“¡Que alguien haga algo, y que lo haga
ya!”, exigió indignado Mariano Rajoy cuando el último naufragio en el
Mediterráneo sembró de ahogados los telediarios. Fruto de esa llamada y
de la de otros líderes europeos, la Comisión Europea se puso a trabajar
para paliar la crisis migratoria originada por el encadenamiento de
conflictos en África, Oriente Próximo y Asia. Como era lógico, esa
política, además de luchar contra las redes criminales que trafican con
personas, tenía que organizar la acogida de refugiados y repartirlos
equitativamente entre los Estados miembros de la UE. Pero llegada la
hora de la verdad la mayoría de los Gobiernos europeos se han plantado
contra los planes de la Comisión y han exigido que la aceptación de
refugiados sea voluntaria. Hablamos de una propuesta muy modesta, pues
los 60.000 refugiados que la Comisión Europea ha puesto encima de la
mesa constituyen una cifra ridícula si lo comparamos con el enorme
esfuerzo que están haciendo vecinos mucho más pobres como Líbano, donde
hay contabilizados 1.174.000 refugiados sirios, Jordania, donde hay
629.000, o Turquía, que ha acogido a 1.772.000.

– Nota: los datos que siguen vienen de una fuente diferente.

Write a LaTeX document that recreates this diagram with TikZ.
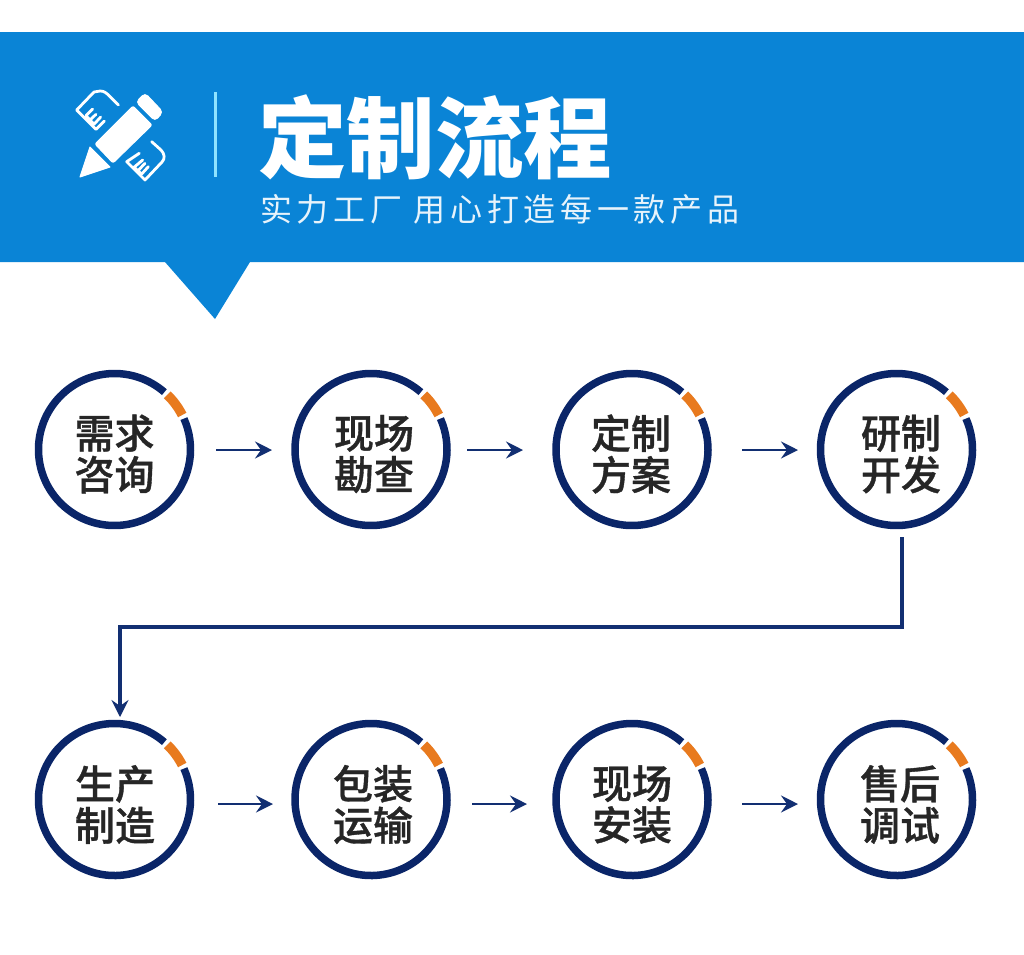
\documentclass[tikz,border=0pt]{standalone}
\usepackage{fontspec}
\newfontfamily\cjk{Noto Sans CJK SC}
\newfontfamily\cjkm[FakeBold=0.9]{Noto Sans CJK SC Medium}
\newfontfamily\cjksp[LetterSpace=14.5]{Noto Sans CJK SC}
\definecolor{bannerblue}{HTML}{0A84D6}
\definecolor{ringblue}{HTML}{0A2568}
\definecolor{arrowblue}{HTML}{122F72}
\definecolor{ringorange}{HTML}{E87A1E}
\definecolor{divider}{HTML}{8FE3FF}
\definecolor{labeltext}{HTML}{262626}
\usetikzlibrary{arrows.meta}
\tikzset{
  stage/.style={inner sep=0pt,align=center,text=labeltext,
    font=\fontsize{40}{41.5}\selectfont\cjkm},
  flow/.style={draw=arrowblue,line width=2.8pt,-{Stealth[length=17pt,width=17pt,inset=6pt]}},
  icon/.style={fill=white,draw=white,line width=1pt,line join=round},
  iconline/.style={draw=white,line width=2.8pt,line join=round,line cap=round},
  ringline/.style={draw=ringblue,line width=7.5pt},
  ringmark/.style={draw=ringorange,line width=9.5pt},
}
\newcommand{\stagering}[1]{
  \draw[ringline] (#1)+(49:76pt) arc[start angle=49,end angle=384,radius=76pt];
  \draw[ringmark] (#1)+(27:76pt) arc[start angle=27,end angle=46,radius=76pt];
}
\begin{document}
\begin{tikzpicture}[x=1pt,y=-1pt]
\useasboundingbox (0,0) rectangle (1024,954);
\fill[white] (0,0) rectangle (1024,954);
\fill[bannerblue] (0,32) -- (1024,32) -- (1024,262) -- (250,262) -- (215,319) -- (165,262) -- (0,262) -- cycle;
% icon
\fill[icon,rounded corners=2pt] (95,144) -- (133,106) -- (152,125) -- (113,163) -- cycle;
\fill[icon,rounded corners=4pt] (136,102) -- (145,93) -- (163,112) -- (155,121) -- cycle;
\fill[icon] (90,147) -- (110,167) -- (80,177) -- cycle;
\draw[iconline] (118.5,105) -- (110,96.7) .. controls (106,92.5) and (104,91) .. (100,91) -- (94,92) -- (76.7,110) -- (96,129.3) -- (104.3,121);
\draw[iconline] (92.7,109) -- (86,115.7) -- (94,124.3) -- (100.7,117) (90,120) -- (96,114.3);
\draw[iconline] (151.7,141.7) -- (161,150) .. controls (165,154) and (165,159) .. (162,162) -- (145,180) -- (126.7,161.7) -- (139.3,153.3);
\draw[iconline] (142.7,160) -- (134,167.3) -- (141.7,174) -- (148.3,166.7) (138,170.7) -- (145,163.3);
\draw[divider,line width=2.2pt] (215.5,92) -- (215.5,177);
\node[inner sep=0pt,text=white,font=\fontsize{88.5}{90}\selectfont\cjk\bfseries] (title) at (435,137) {定制流程};
\node[inner sep=0pt,anchor=west,text=white!90!bannerblue,font=\fontsize{32}{34}\selectfont\cjksp] (subtitle) at (260,209) {实力工厂 用心打造每一款产品};
% ring centres
\coordinate (r1) at (114.5,449.5);
\coordinate (r2) at (371,449.5);
\coordinate (r3) at (632,449.5);
\coordinate (r4) at (896.5,449.5);
\coordinate (r5) at (114.5,799.5);
\coordinate (r6) at (371,799.5);
\coordinate (r7) at (632,799.5);
\coordinate (r8) at (896.5,799.5);
\foreach \n in {r1,r2,r3,r4,r5,r6,r7,r8} {\stagering{\n}}
% stages
\node[stage] (a1) at (114.5,454) {需求\\咨询};
\node[stage] (a2) at (374,454) {现场\\勘查};
\node[stage] (a3) at (631,454) {定制\\方案};
\node[stage] (a4) at (901,454) {研制\\开发};
\node[stage] (b1) at (115,804.5) {生产\\制造};
\node[stage] (b2) at (373,804.5) {包装\\运输};
\node[stage] (b3) at (632,804.5) {现场\\安装};
\node[stage] (b4) at (900,804.5) {售后\\调试};
% connectors
\coordinate (a12s) at (216,450); \coordinate (a12e) at (272,450);
\coordinate (a23s) at (467,450); \coordinate (a23e) at (523,450);
\coordinate (a34s) at (742,450); \coordinate (a34e) at (798,450);
\coordinate (b12s) at (218,804); \coordinate (b12e) at (273,804);
\coordinate (b23s) at (472,804); \coordinate (b23e) at (527,804);
\coordinate (b34s) at (742,804); \coordinate (b34e) at (798,804);
\coordinate (downs) at (902,537); \coordinate (downm) at (902,627);
\coordinate (downn) at (120,627); \coordinate (downe) at (120,717);
\draw[flow] (a12s) -- (a12e);
\draw[flow] (a23s) -- (a23e);
\draw[flow] (a34s) -- (a34e);
\draw[flow] (b12s) -- (b12e);
\draw[flow] (b23s) -- (b23e);
\draw[flow] (b34s) -- (b34e);
\draw[flow,line width=3.4pt] (downs) -- (downm) -- (downn) -- (downe);
\end{tikzpicture}
\end{document}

Son muchos los que se oponen a arrimar
el hombro, pero el caso de España es particularmente sangrante, pues a
las declaraciones de Rajoy se han seguido una serie de medidas que van
en sentido contrario de lo que el presidente exigió. El Gobierno, que a
cada minuto presume en los foros internacionales del éxito de las
reformas y de las cifras de crecimiento económico, tardó bien poco en
ponerse sombrío y argumentar ante sus socios que las dramáticas cifras
de paro en España no le permitían asumir su parte proporcional de
refugiados. Por si fuera poco, en un país ya señalado internacionalmente
por su cicatería a la hora de conceder solicitudes de asilo y por una
política de devoluciones insostenibles jurídicamente, el ministro del
Interior justificó su rechazo al plan de la Comisión Europea advirtiendo
del peligroso efecto llamada que abrir cuotas de refugiados podría
desencadenar. A la primera de cambio, España, que logró un asiento en el
Consejo de Seguridad postulándose como un país solidario y responsable
dispuesto a contribuir a solucionar los problemas globales, ha mirado en
otra dirección. Ante el efecto llamada, efecto sordera.